On Sep 9, 2013, at 12:28 AM, l.wood@surrey.ac.uk wrote:
> There is no upside.
> 
> By signing your mail you lose plausible deniability, remove legal doubt as to what you said...

Your checks are in the mail.

Seriously, this perfectly illustrates the reason why PGP hasn't seen widespread deployment: it doesn't address a use case that anybody understands or cares about, and it appears to address a use case that people actually would like to avoid.

Here is the current use model for PGP:

(1) I generate a key and sign all my email with it
(2) People reading my email see an obscure indicator somewhere in my email that indicates that it was signed by either an unknown key (nearly always) or a known key (I don't even know what that looks like)
(3) ???
(4) WIN!

First of all, this does nothing to preserve privacy, so I don't know why we're even talking about it.   PGP in principle could be used to encrypt communication, but because we don't really have an agreed-upon trust model, this is a use case that only occurs when people are _highly motivated_ to protect their privacy, and that's not most people, and not most of the time.
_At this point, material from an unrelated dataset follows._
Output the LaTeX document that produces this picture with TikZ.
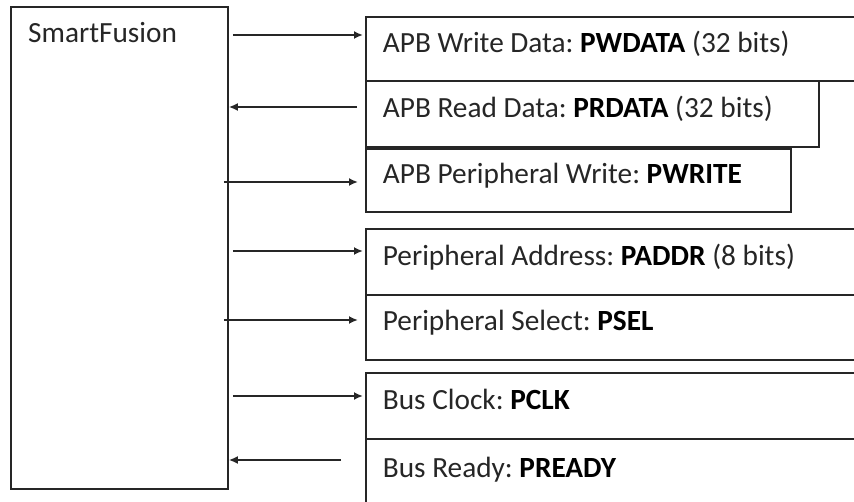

This stuff matters.   Thinking about the use model for the tools we build is _the most important aspect_ of protecting peoples' privacy.   If we don't think about these things, we're just producing cool toys that will never see general use.

I can actually describe a use model for PGP that accomplishes what Michael wants without accomplishing what Lloyd doesn't want, but let's leave that for another conversation.   The point I wanted to make is very simply that if we don't think about use models, we will never get to (4).